New Jersey’s frost line depth requirement is 36 inches meaning every deck footing must be set at least three feet below grade before concrete is poured. This is not a guideline. It is a code requirement, and it exists for a reason that is very specific to Morris County’s climate.
The soil throughout northern New Jersey, including Madison, is predominantly clay-heavy glacial till. That type of soil absorbs water, freezes, and expands during cold weather and Morris County can see 60 or more freeze-thaw cycles in a single winter. Footings set too shallow will heave. Posts will shift. The deck frame will rack. What starts as a barely noticeable lean after year one becomes a structural problem by year three. We set every footing to the required depth with the right diameter for the load it carries, because cutting corners on footings is the kind of mistake that does not show up immediately it shows up when it is expensive to fix.
The short version: composite requires less maintenance over time, and wood typically returns more value at resale. Which one is right for your Madison home depends on how long you plan to stay, how much upkeep you want to deal with, and what your home’s character calls for.
Composite decking does not need to be stained or sealed, holds up well through wet New Jersey winters, and looks consistent year after year. Pressure-treated wood costs less upfront but needs periodic maintenance to stay in good shape staining, sealing, and occasional board replacement over time. From a resale standpoint, the 2024 Cost vs. Value Report shows wood decks recouping about 83% of cost versus 68% for composite. In Madison’s competitive market, where buyers are paying close attention and homes move fast, that difference in perceived value can matter. We will give you a straight comparison based on your specific home, your budget, and your goals not a sales pitch for whichever material has a better margin.
The construction itself once permits are approved and materials are on site typically takes one to two weeks for a standard deck build. The longer part of the timeline is usually the permitting process. Madison Borough’s Building Department processes applications through the SDL Online Permit Portal, and during peak spring season, when contractors across Morris County are submitting simultaneously, reviews can take several weeks.

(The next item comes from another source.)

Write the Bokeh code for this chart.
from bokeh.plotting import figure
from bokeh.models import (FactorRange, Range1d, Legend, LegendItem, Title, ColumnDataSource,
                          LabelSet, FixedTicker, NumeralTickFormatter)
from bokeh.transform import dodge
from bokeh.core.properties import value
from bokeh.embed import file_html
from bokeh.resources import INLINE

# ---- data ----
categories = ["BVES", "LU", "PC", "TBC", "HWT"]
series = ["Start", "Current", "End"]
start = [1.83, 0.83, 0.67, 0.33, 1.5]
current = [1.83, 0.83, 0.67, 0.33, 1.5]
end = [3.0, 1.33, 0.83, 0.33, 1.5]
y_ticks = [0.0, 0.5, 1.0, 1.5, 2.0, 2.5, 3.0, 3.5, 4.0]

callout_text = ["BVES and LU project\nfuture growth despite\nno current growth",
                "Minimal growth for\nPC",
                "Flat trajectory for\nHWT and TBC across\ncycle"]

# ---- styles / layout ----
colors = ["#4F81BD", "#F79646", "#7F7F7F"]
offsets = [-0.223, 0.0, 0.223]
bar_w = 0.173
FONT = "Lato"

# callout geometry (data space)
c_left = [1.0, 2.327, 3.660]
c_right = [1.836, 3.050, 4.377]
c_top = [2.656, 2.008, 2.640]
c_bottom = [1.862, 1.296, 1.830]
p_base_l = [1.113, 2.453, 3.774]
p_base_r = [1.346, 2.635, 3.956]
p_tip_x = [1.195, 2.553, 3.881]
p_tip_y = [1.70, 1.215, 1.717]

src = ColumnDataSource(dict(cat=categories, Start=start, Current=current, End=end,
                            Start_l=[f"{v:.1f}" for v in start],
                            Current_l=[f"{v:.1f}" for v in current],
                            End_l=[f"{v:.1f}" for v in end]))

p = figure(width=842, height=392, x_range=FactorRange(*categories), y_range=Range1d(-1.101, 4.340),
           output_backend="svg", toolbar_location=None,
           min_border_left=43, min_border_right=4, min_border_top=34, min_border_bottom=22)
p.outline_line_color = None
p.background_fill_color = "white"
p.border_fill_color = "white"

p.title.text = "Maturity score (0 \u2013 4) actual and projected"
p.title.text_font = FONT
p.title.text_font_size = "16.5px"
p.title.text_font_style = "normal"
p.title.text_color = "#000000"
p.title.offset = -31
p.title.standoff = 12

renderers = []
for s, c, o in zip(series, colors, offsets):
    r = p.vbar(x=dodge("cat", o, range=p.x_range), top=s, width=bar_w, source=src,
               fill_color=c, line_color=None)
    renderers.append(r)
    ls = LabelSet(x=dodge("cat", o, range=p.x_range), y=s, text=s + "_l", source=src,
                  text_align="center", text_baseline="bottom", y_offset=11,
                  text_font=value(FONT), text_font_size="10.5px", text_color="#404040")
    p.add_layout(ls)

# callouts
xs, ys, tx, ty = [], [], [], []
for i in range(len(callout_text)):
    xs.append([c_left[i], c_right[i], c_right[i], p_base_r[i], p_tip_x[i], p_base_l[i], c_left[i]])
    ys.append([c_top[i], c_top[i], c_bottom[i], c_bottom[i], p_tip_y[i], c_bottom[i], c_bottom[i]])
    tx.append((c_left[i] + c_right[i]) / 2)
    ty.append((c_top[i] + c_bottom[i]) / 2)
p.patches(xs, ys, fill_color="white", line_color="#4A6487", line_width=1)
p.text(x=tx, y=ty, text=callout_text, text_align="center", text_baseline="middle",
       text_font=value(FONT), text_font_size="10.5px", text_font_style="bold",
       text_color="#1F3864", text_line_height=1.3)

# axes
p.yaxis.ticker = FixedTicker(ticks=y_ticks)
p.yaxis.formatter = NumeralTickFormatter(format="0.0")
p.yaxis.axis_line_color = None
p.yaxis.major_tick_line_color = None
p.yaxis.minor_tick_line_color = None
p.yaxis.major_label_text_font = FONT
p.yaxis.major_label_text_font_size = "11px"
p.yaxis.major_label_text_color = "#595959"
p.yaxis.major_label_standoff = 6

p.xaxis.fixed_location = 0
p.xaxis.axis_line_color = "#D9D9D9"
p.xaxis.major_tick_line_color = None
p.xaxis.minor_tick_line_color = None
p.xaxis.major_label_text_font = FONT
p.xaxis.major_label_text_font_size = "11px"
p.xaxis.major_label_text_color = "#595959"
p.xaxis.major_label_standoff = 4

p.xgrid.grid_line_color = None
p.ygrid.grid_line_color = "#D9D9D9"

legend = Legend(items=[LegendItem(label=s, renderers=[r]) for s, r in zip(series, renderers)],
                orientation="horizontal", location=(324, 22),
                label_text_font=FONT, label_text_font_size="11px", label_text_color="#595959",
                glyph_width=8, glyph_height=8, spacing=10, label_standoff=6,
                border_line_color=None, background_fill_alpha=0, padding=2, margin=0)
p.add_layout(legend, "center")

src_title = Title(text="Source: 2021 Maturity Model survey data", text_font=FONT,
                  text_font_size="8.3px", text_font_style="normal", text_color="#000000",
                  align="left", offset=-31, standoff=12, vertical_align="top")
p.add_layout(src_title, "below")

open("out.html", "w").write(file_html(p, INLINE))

The best way to protect your timeline is to start early. Homeowners who reach out in the fall or winter, finalize their design, and submit permits before the spring rush are typically the ones breaking ground in April or May rather than July. If you are hoping to have your deck ready for summer entertaining, that planning window matters more than most people realize. We will give you a realistic timeline based on current permit processing conditions and our build schedule not an optimistic number designed to get you to sign.

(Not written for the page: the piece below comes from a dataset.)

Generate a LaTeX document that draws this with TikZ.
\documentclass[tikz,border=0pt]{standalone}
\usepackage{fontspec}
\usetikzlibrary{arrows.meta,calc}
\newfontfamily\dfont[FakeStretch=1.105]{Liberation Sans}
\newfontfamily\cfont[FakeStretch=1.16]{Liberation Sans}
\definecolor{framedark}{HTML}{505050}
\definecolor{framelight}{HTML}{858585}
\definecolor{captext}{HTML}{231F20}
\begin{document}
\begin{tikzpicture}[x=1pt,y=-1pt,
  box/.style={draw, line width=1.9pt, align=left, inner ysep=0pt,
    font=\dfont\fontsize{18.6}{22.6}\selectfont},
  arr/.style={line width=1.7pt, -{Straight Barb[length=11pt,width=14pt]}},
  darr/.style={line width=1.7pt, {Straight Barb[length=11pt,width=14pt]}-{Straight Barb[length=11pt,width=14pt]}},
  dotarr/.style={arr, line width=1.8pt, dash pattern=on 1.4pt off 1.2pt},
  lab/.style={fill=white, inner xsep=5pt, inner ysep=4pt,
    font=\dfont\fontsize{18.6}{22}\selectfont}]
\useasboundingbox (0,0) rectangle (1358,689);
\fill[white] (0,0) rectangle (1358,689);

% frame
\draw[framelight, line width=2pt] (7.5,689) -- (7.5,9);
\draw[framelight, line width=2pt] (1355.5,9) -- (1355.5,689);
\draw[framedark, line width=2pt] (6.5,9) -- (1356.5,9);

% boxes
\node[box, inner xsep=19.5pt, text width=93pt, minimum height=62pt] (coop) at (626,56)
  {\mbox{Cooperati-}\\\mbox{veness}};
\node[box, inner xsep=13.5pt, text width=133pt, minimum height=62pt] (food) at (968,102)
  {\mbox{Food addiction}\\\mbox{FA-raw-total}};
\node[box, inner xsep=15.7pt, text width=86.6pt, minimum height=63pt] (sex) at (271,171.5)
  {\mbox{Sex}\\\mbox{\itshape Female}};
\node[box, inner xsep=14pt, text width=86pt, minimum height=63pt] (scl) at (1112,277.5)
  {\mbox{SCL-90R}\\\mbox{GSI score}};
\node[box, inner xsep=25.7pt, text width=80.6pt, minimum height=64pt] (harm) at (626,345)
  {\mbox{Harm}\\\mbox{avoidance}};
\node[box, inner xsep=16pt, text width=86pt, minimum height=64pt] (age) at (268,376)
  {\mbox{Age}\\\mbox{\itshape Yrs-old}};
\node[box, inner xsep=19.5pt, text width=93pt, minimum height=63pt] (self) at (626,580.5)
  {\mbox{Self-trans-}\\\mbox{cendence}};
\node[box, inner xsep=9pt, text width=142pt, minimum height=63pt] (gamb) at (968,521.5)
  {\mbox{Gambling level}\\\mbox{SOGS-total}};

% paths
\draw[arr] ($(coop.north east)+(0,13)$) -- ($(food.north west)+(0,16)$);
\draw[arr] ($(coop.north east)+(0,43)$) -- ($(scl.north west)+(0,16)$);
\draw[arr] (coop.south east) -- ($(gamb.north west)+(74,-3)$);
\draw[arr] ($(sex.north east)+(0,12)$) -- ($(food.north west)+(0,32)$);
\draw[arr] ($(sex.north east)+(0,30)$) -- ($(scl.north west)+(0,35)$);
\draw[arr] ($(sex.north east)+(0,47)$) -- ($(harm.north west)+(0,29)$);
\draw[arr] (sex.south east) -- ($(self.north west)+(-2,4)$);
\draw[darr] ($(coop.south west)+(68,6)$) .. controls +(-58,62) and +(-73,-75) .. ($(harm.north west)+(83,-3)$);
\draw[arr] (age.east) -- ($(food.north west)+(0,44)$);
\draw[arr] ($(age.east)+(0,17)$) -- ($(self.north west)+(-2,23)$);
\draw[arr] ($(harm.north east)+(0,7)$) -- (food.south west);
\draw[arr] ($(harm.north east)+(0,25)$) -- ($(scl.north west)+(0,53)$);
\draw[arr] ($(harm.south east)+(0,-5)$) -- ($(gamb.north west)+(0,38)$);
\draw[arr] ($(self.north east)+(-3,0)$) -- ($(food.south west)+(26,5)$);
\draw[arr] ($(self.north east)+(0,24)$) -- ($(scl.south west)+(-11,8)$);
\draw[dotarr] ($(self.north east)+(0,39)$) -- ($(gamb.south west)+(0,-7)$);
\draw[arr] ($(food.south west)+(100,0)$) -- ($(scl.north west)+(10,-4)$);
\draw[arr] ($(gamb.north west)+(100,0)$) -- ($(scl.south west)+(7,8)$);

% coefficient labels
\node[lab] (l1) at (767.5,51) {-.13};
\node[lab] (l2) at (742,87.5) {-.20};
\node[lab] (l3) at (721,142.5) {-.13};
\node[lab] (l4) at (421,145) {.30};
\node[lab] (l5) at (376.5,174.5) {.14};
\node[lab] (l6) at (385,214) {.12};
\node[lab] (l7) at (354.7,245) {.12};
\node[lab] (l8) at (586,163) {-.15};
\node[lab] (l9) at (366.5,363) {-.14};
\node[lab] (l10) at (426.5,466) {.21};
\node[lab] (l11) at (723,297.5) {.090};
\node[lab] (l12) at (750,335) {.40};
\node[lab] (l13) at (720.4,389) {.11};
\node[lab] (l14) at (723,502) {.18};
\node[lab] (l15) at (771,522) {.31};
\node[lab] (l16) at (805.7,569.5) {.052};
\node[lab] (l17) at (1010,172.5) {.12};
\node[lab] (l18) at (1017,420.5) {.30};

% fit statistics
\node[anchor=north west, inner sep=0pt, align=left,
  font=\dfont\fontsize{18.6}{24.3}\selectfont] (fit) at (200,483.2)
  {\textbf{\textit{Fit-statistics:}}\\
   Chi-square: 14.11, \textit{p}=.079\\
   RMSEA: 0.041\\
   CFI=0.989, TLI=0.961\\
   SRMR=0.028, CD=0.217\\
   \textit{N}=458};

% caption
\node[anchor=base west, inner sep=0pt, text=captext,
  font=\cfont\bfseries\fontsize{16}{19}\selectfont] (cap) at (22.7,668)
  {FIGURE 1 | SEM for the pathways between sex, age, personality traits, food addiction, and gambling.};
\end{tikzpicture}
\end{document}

Start with the basics that are easy to verify. Any contractor performing home improvement work in New Jersey is required to be registered with the NJ Home Improvement Contractor Business registry you can look up their registration number before signing anything. Beyond that, check for BBB accreditation, read actual reviews, and ask directly whether they pull permits and manage inspections or leave that to you.

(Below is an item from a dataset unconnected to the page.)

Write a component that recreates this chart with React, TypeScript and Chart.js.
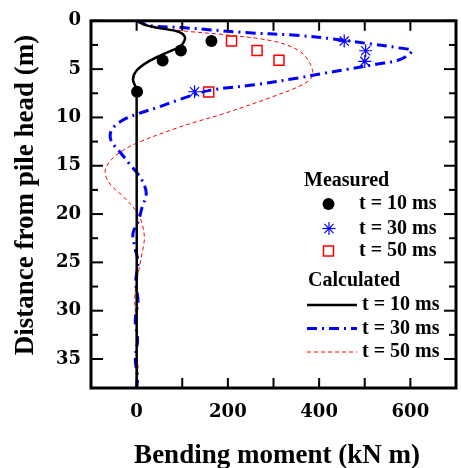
import { useEffect, useRef } from 'react';
import { Chart, registerables } from 'chart.js';

Chart.register(...registerables);

// Calculated t = 10 ms
const calc10X = [0, 20, 49, 92, 106, 96, 56, 21, -1, -8, -2, 0, 0];
const calc10Y = [0, 0.45, 0.74, 1.15, 1.75, 2.6, 3.5, 4.35, 5.2, 6.06, 6.9, 7.6, 38];

// Calculated t = 30 ms
const calc30X = [0, 28, 99, 234, 349, 435, 514, 575, 603, 578, 525, 464, 403, 356, 263, 160, 91, 50, 4, -31, -55, -56, -36, -16, 2, 16, 21, 12, 4, -8, -4, 3, -2, 3, -3, 2, -3, 2, 0];
const calc30Y = [0, 0.5, 0.7, 1.2, 1.5, 1.9, 2.4, 2.8, 3.1, 4.0, 4.5, 5.0, 5.5, 5.9, 6.6, 7.2, 8.2, 8.9, 9.6, 10.3, 11.3, 12.4, 13.6, 14.8, 15.8, 16.9, 18.0, 19.3, 20.7, 22.0, 23.4, 25, 27, 29, 31, 33, 35, 37, 38];

// Calculated t = 50 ms
const calc50X = [0, 24, 114, 185, 299, 356, 381, 385, 364, 292, 185, 134, 91, 3, -36, -61, -69, -58, -29, -4, 10, 17, 13, 6, 0, -4, -3, 2, 0, 3, 0];
const calc50Y = [0, 0.56, 1.1, 1.4, 2.1, 3.1, 4.5, 5.7, 6.6, 7.96, 9.7, 10.4, 11.05, 12.6, 13.6, 14.7, 15.7, 16.9, 18.2, 19.5, 20.7, 22.4, 23.8, 25.5, 27, 28.5, 30, 32, 34, 36, 38];

// Measured
const meas10X = [164, 97, 57, 1];
const meas10Y = [2.1, 3.07, 4.1, 7.34];
const meas30X = [455, 502, 500, 127];
const meas30Y = [2.1, 3.1, 4.2, 7.34];
const meas50X = [208, 264, 312, 158];
const meas50Y = [2.1, 3.07, 4.07, 7.37];

const xTickLabels = [0, 200, 400, 600];
const yTickLabels = [0, 5, 10, 15, 20, 25, 30, 35];

const xTitle = 'Bending moment (kN m)';
const yTitle = 'Distance from pile head (m)';
const legendMeasured = 'Measured';
const legendCalculated = 'Calculated';
const seriesNames = ['t = 10 ms', 't = 30 ms', 't = 50 ms'];

const BLUE = '#0000ff';
const RED = '#ff0000';
const DASH30 = [10, 5, 2, 5];
const DASH50 = [4, 3];

const pts = (xs: number[], ys: number[]) => xs.map((x, i) => ({ x, y: ys[i] }));

const framePlugin = {
  id: 'frameAndLegend',
  afterDatasetsDraw(chart: any) {
    const { ctx, chartArea: a, scales } = chart;
    const xs = scales.x;
    const ys = scales.y;
    ctx.save();
    ctx.strokeStyle = '#000';
    ctx.lineWidth = 2;
    const line = (x1: number, y1: number, x2: number, y2: number) => {
      ctx.beginPath();
      ctx.moveTo(x1, y1);
      ctx.lineTo(x2, y2);
      ctx.stroke();
    };
    xs.ticks.forEach((t: any) => {
      const v = t.value;
      if (Math.abs(v / 100 - Math.round(v / 100)) > 1e-6) return;
      const px = xs.getPixelForValue(v);
      line(px, a.bottom, px, a.bottom - 10);
      line(px, a.top, px, a.top + 10);
    });
    ys.ticks.forEach((t: any) => {
      const v = t.value;
      if (Math.abs(v / 2.5 - Math.round(v / 2.5)) > 1e-6) return;
      const py = ys.getPixelForValue(v);
      const len = Math.abs(v / 5 - Math.round(v / 5)) < 1e-6 ? 12 : 7;
      line(a.left, py, a.left + len, py);
      line(a.right, py, a.right - len, py);
    });
    ctx.lineWidth = 3;
    ctx.strokeRect(a.left, a.top, a.right - a.left, a.bottom - a.top);

    // Axis titles
    ctx.fillStyle = '#000';
    ctx.font = 'bold 27px "Liberation Serif"';
    ctx.textAlign = 'center';
    ctx.textBaseline = 'alphabetic';
    ctx.fillText(xTitle, 277, 463);
    ctx.save();
    ctx.translate(33, 195);
    ctx.rotate(-Math.PI / 2);
    ctx.fillText(yTitle, 0, 0);
    ctx.restore();

    // Legend
    ctx.font = 'bold 20px "Liberation Serif"';
    ctx.textAlign = 'left';
    ctx.textBaseline = 'middle';
    ctx.fillText(legendMeasured, 304, 181);
    const rowsM = [204, 228.5, 251];
    rowsM.forEach((y, i) => ctx.fillText(seriesNames[i], 359, y));
    // circle
    ctx.beginPath();
    ctx.arc(328.5, rowsM[0], 6, 0, Math.PI * 2);
    ctx.fill();
    // star
    ctx.strokeStyle = BLUE;
    ctx.lineWidth = 1.2;
    const sx = 329, sy = rowsM[1], r = 6.5;
    for (let k = 0; k < 4; k++) {
      const ang = (k * Math.PI) / 4;
      line(sx - Math.cos(ang) * r, sy - Math.sin(ang) * r, sx + Math.cos(ang) * r, sy + Math.sin(ang) * r);
    }
    // square
    ctx.strokeStyle = RED;
    ctx.lineWidth = 1.5;
    ctx.strokeRect(323.5, rowsM[2] - 5, 10, 10);

    ctx.fillStyle = '#000';
    ctx.fillText(legendCalculated, 308, 281);
    const rowsC = [305, 328.5, 352];
    rowsC.forEach((y, i) => ctx.fillText(seriesNames[i], 362, y));
    ctx.strokeStyle = '#000';
    ctx.lineWidth = 2.5;
    line(307, rowsC[0], 357, rowsC[0]);
    ctx.strokeStyle = BLUE;
    ctx.lineWidth = 3;
    ctx.setLineDash(DASH30);
    line(307, rowsC[1], 357, rowsC[1]);
    ctx.strokeStyle = RED;
    ctx.lineWidth = 1;
    ctx.setLineDash(DASH50);
    line(307, rowsC[2], 357, rowsC[2]);
    ctx.setLineDash([]);
    ctx.restore();
  },
};

export default function App() {
  const ref = useRef<HTMLCanvasElement | null>(null);
  useEffect(() => {
    if (!ref.current) return;
    const tickFont = { family: '"DejaVu Serif"', size: 18, weight: 'bold' as const };
    const chart = new Chart(ref.current, {
      type: 'scatter',
      data: {
        datasets: [
          {
            label: 'calc10',
            data: pts(calc10X, calc10Y),
            showLine: true,
            borderColor: '#000',
            borderWidth: 2.5,
            pointRadius: 0,
            tension: 0.35,
            fill: false,
          },
          {
            label: 'calc30',
            data: pts(calc30X, calc30Y),
            showLine: true,
            borderColor: BLUE,
            borderWidth: 3,
            borderDash: DASH30,
            pointRadius: 0,
            tension: 0.35,
            fill: false,
          },
          {
            label: 'calc50',
            data: pts(calc50X, calc50Y),
            showLine: true,
            borderColor: RED,
            borderWidth: 1,
            borderDash: DASH50,
            pointRadius: 0,
            tension: 0.35,
            fill: false,
          },
          {
            label: 'meas10',
            data: pts(meas10X, meas10Y),
            showLine: false,
            pointStyle: 'circle',
            pointRadius: 6,
            backgroundColor: '#000',
            borderColor: '#000',
            borderWidth: 0,
          },
          {
            label: 'meas30',
            data: pts(meas30X, meas30Y),
            showLine: false,
            pointStyle: 'star',
            pointRadius: 6.5,
            borderColor: BLUE,
            borderWidth: 1.2,
          },
          {
            label: 'meas50',
            data: pts(meas50X, meas50Y),
            showLine: false,
            pointStyle: 'rect',
            pointRadius: 7.07,
            backgroundColor: 'rgba(0,0,0,0)',
            borderColor: RED,
            borderWidth: 1.5,
          },
        ],
      },
      options: {
        responsive: false,
        animation: false,
        devicePixelRatio: 1,
        layout: { padding: { left: 0, top: 19, right: 7, bottom: 0 } },
        plugins: { legend: { display: false }, tooltip: { enabled: false }, title: { display: false } },
        scales: {
          x: {
            type: 'linear',
            position: 'bottom',
            min: -100,
            max: 700,
            grid: { display: false, drawTicks: false },
            border: { display: false },
            ticks: {
              stepSize: 100,
              autoSkip: false,
              maxRotation: 0,
              padding: 14,
              color: '#000',
              font: tickFont,
              callback: (v: any) => (xTickLabels.includes(Number(v)) ? String(v) : ''),
            },
            afterFit: (s: any) => {
              s.height = 80;
            },
          },
          y: {
            type: 'linear',
            reverse: true,
            min: 0,
            max: 38,
            grid: { display: false, drawTicks: false },
            border: { display: false },
            ticks: {
              stepSize: 2.5,
              autoSkip: false,
              padding: 10,
              color: '#000',
              font: tickFont,
              callback: (v: any) => (yTickLabels.includes(Number(v)) ? String(v) : ''),
            },
            afterFit: (s: any) => {
              s.width = 91;
            },
          },
        },
      },
      plugins: [framePlugin],
    });
    return () => chart.destroy();
  }, []);
  return (
    <div style={{ position: 'fixed', left: 0, top: 0, width: 461, height: 468, overflow: 'hidden', background: '#fff' }}>
      <canvas ref={ref} width={470} height={468} style={{ width: 470, height: 468, display: 'block' }} />
    </div>
  );
}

For Madison specifically, you want a contractor who understands local zoning setbacks, knows how to work within Madison Borough’s permit process, and has experience building on the types of homes common here older colonials, Victorians, and established residential properties where the structure behind the ledger board is not always what you expect. A deck-only contractor may not flag a flashing issue or a framing concern that a general contractor would catch. Ask for a written contract New Jersey law requires one for any home improvement job over $500 and make sure the quote is detailed enough that you understand exactly what is and is not included before work begins.